Sidenote, just curious: did you originally intend to add this test
before the test script sources 'lib-httpd.sh', or you were about to
append it at the end as usual, but then noticed the warning comment
telling you not to do so?

>  . "$TEST_DIRECTORY"/lib-httpd.sh
>  start_httpd
Jonathan Tan Sept. 10, 2019, 6:15 p.m.
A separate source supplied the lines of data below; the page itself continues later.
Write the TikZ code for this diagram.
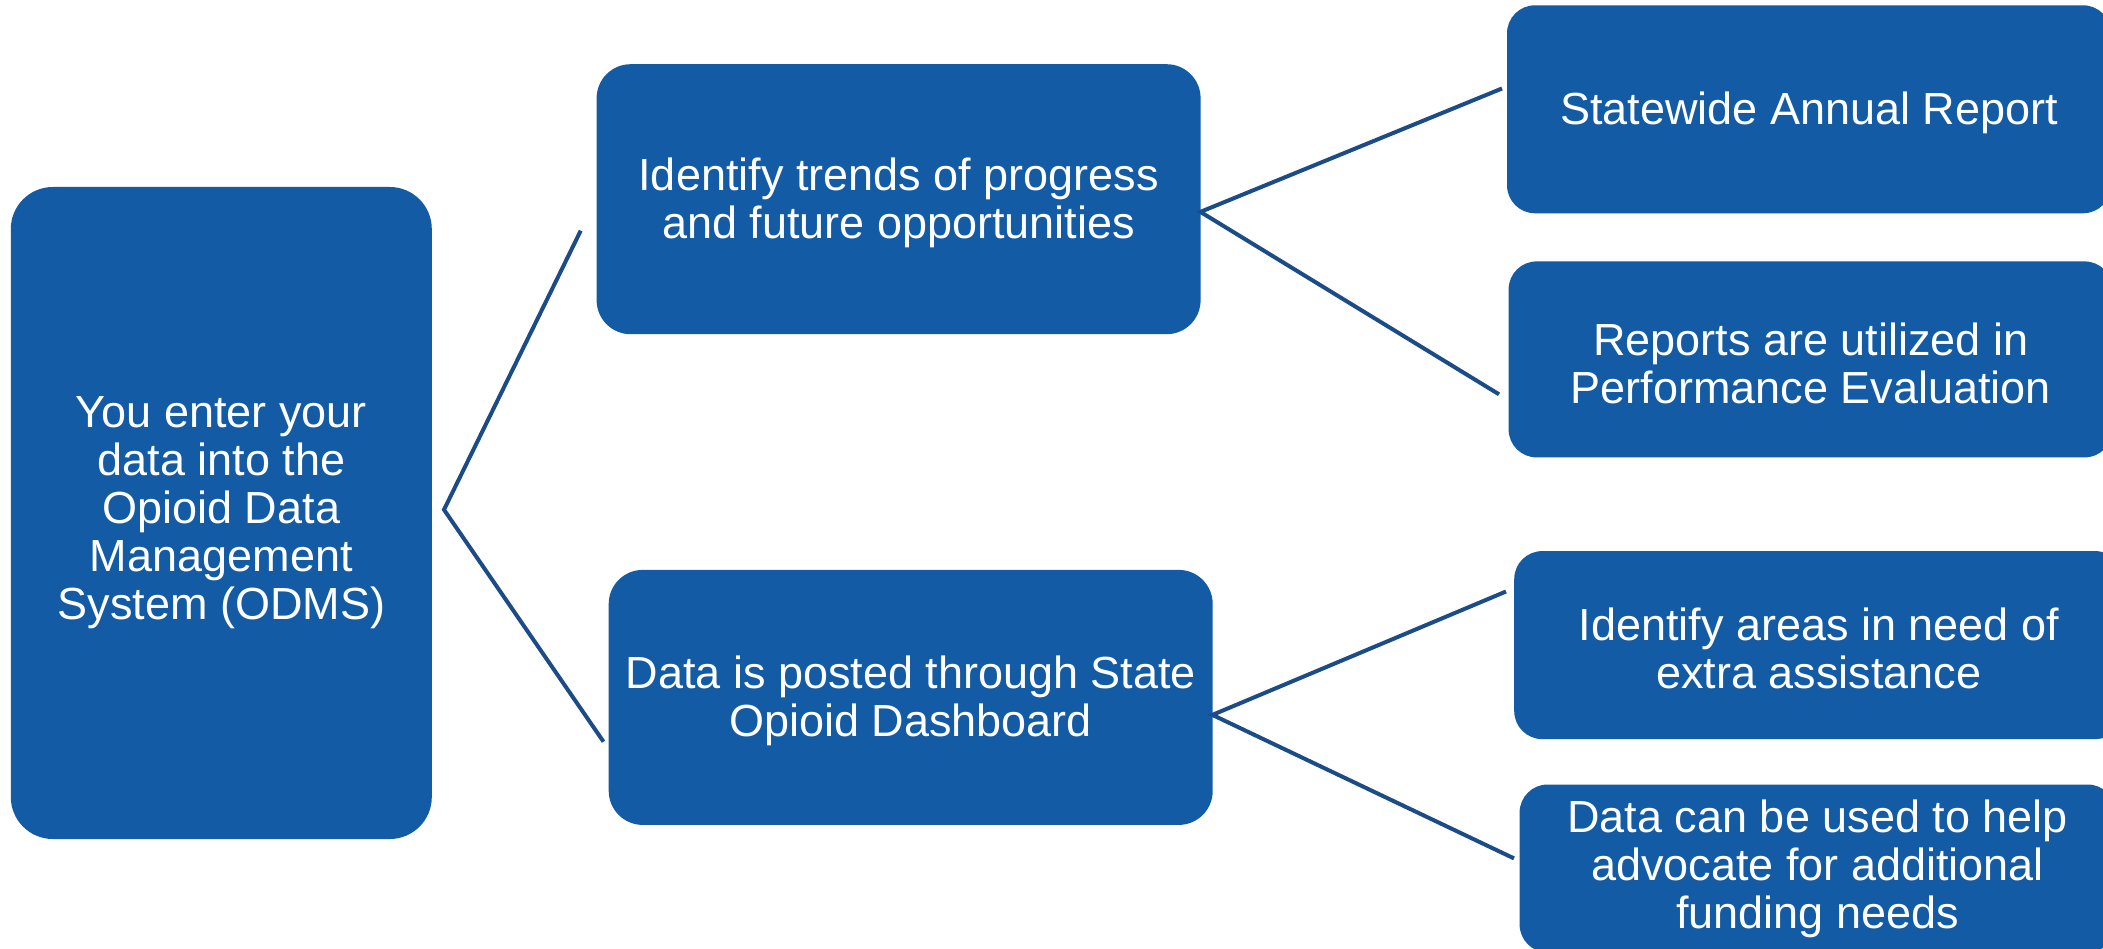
\documentclass[tikz,border=0pt]{standalone}
\usepackage{fontspec}
\setmainfont{Liberation Sans}
\definecolor{boxblue}{RGB}{20,91,166}
\definecolor{lineblue}{RGB}{28,76,135}
\begin{document}
\begin{tikzpicture}[x=1pt,y=-1pt,
  box/.style={fill=boxblue, draw=none, text=white, align=center,
    font=\fontsize{45}{48}\selectfont, inner sep=0pt},
  link/.style={draw=lineblue, line width=4pt}]
\clip (0,0) rectangle (2103,949);
\fill[white] (0,0) rectangle (2103,949);
% boxes
\node[box, rounded corners=42pt, minimum width=421pt, minimum height=652pt] (odms) at (221.3,513)
  {You enter your\\data into the\\Opioid Data\\Management\\System (ODMS)};
\node[box, rounded corners=34pt, minimum width=604pt, minimum height=270pt] (trends) at (898.6,199.2)
  {\rule{0pt}{40pt}Identify trends of progress\\and future opportunities};
\node[box, rounded corners=34pt, minimum width=604pt, minimum height=255pt] (dash) at (910.7,697.4)
  {\rule{0pt}{40pt}Data is posted through State\\Opioid Dashboard};
\node[box, rounded corners=28pt, minimum width=604pt, minimum height=208pt] (annual) at (1809,109.3)
  {\rule{0pt}{40pt}Statewide Annual Report};
\node[box, rounded corners=28pt, minimum width=604pt, minimum height=196pt] (perf) at (1810.6,359.4)
  {\rule{0pt}{40pt}Reports are utilized in\\Performance Evaluation};
\node[box, rounded corners=28pt, minimum width=609pt, minimum height=188pt] (areas) at (1818.7,645.1)
  {\rule{0pt}{40pt}Identify areas in need of\\extra assistance};
\node[box, rounded corners=28pt, minimum width=596pt, minimum height=168pt] (fund) at (1817.6,868.5)
  {Data can be used to help\\advocate for additional\\funding needs};
% connector points
\coordinate (apex) at (444,509.7);
\coordinate (lt) at (580.7,230.7);
\coordinate (lb) at (603.5,741.7);
\coordinate (tj) at (1200.4,211.9);
\coordinate (t1) at (1502,88.5);
\coordinate (t2) at (1499,394.3);
\coordinate (bj) at (1212.4,714.9);
\coordinate (b1) at (1506,591.5);
\coordinate (b2) at (1514,858.4);
% connectors
\draw[link] (lt) -- (apex) -- (lb);
\draw[link] (t1) -- (tj) -- (t2);
\draw[link] (b1) -- (bj) -- (b2);
\end{tikzpicture}
\end{document}
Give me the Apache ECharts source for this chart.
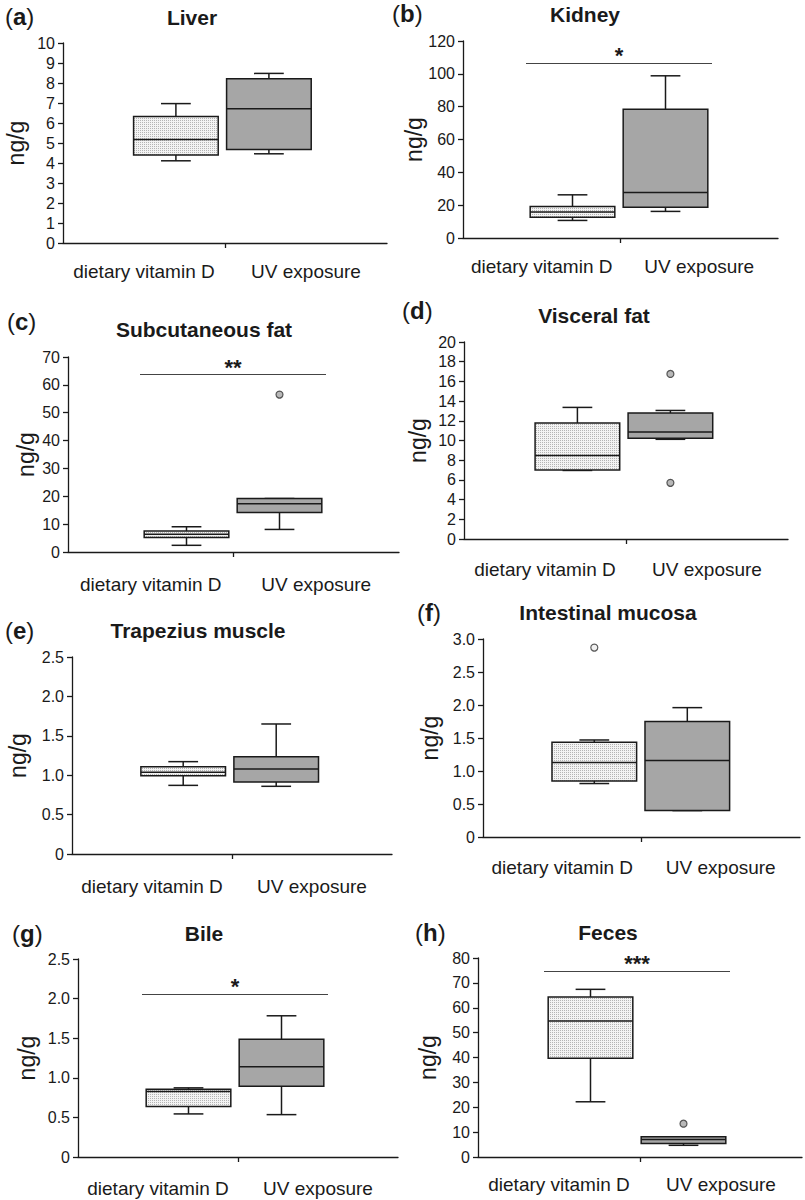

UTC | #6
> Junio C Hamano <gitster@pobox.com> writes:
> 
> > Isn't that what is going on?  I thought I dug up the original that
> > introduced the has_object_file() call to this codepath to make sure
> > we understand why we make the check (and I expected the person who
> > is proposing this change to do the same and record the finding in
> > the proposed log message).
> >
> > I am running out of time today, and will revisit later this week
> > (I'll be down for at least two days starting tomorrow, by the way).
> 
> Here is what I came up with.
> 
>     The cache-tree datastructure is used to speed up the comparison
>     between the HEAD and the index, and when the index is updated by
>     a cherry-pick (for example), a tree object that would represent
>     the paths in the index in a directory is constructed in-core, to
>     see if such a tree object exists already in the object store.
> 
>     When the lazy-fetch mechanism was introduced, we converted this
>     "does the tree exist?" check into an "if it does not, and if we
>     lazily cloned, see if the remote has it" call by mistake.  Since
>     the whole point of this check is to repair the cache-tree by
>     recording an already existing tree object opportunistically, we
>     shouldn't even try to fetch one from the remote.
> 
>     Pass the OBJECT_INFO_SKIP_FETCH_OBJECT flag to make sure we only
>     check for existence in the local object store without triggering the
>     lazy fetch mechanism.

This commit message looks good to me. Thanks for writing the commit
message - I thought that the justification in the commit message I wrote
would be sufficient, but it makes sense to look into why the check was
done.
Jonathan Tan Sept. 10, 2019, 6:19 p.m. UTC | #7
> Sidenote, just curious: did you originally intend to add this test
> before the test script sources 'lib-httpd.sh', or you were about to
> append it at the end as usual, but then noticed the warning comment
> telling you not to do so?

Honestly, I don't remember. I do try to put tests near similar tests, so
I might have seen that we had HTTP tests at the bottom and non-HTTP
tests at the top, but in this case, I don't remember if I had that
thought before putting this test where it is now.

Patch
diff mbox series

diff --git a/cache-tree.c b/cache-tree.c
index c22161f987..9e596893bc 100644
--- a/cache-tree.c
+++ b/cache-tree.c
@@ -407,7 +407,7 @@  static int update_one(struct cache_tree *it,
 	if (repair) {
 		struct object_id oid;
 		hash_object_file(buffer.buf, buffer.len, tree_type, &oid);
-		if (has_object_file(&oid))
+		if (has_object_file_with_flags(&oid, OBJECT_INFO_SKIP_FETCH_OBJECT))
 			oidcpy(&it->oid, &oid);
 		else
 			to_invalidate = 1;
diff --git a/t/t0410-partial-clone.sh b/t/t0410-partial-clone.sh
index 6415063980..3e434b6a81 100755
--- a/t/t0410-partial-clone.sh
+++ b/t/t0410-partial-clone.sh
@@ -492,6 +492,20 @@  test_expect_success 'gc stops traversal when a missing but promised object is re
 	! grep "$TREE_HASH" out
 '
 
+test_expect_success 'do not fetch when checking existence of tree we construct ourselves' '
+	rm -rf repo &&
+	test_create_repo repo &&
+	test_commit -C repo base &&
+	test_commit -C repo side1 &&
+	git -C repo checkout base &&
+	test_commit -C repo side2 &&
+
+	git -C repo config core.repositoryformatversion 1 &&
+	git -C repo config extensions.partialclone "arbitrary string" &&
+
+	git -C repo cherry-pick side1
+'
+
 . "$TEST_DIRECTORY"/lib-httpd.sh
 start_httpd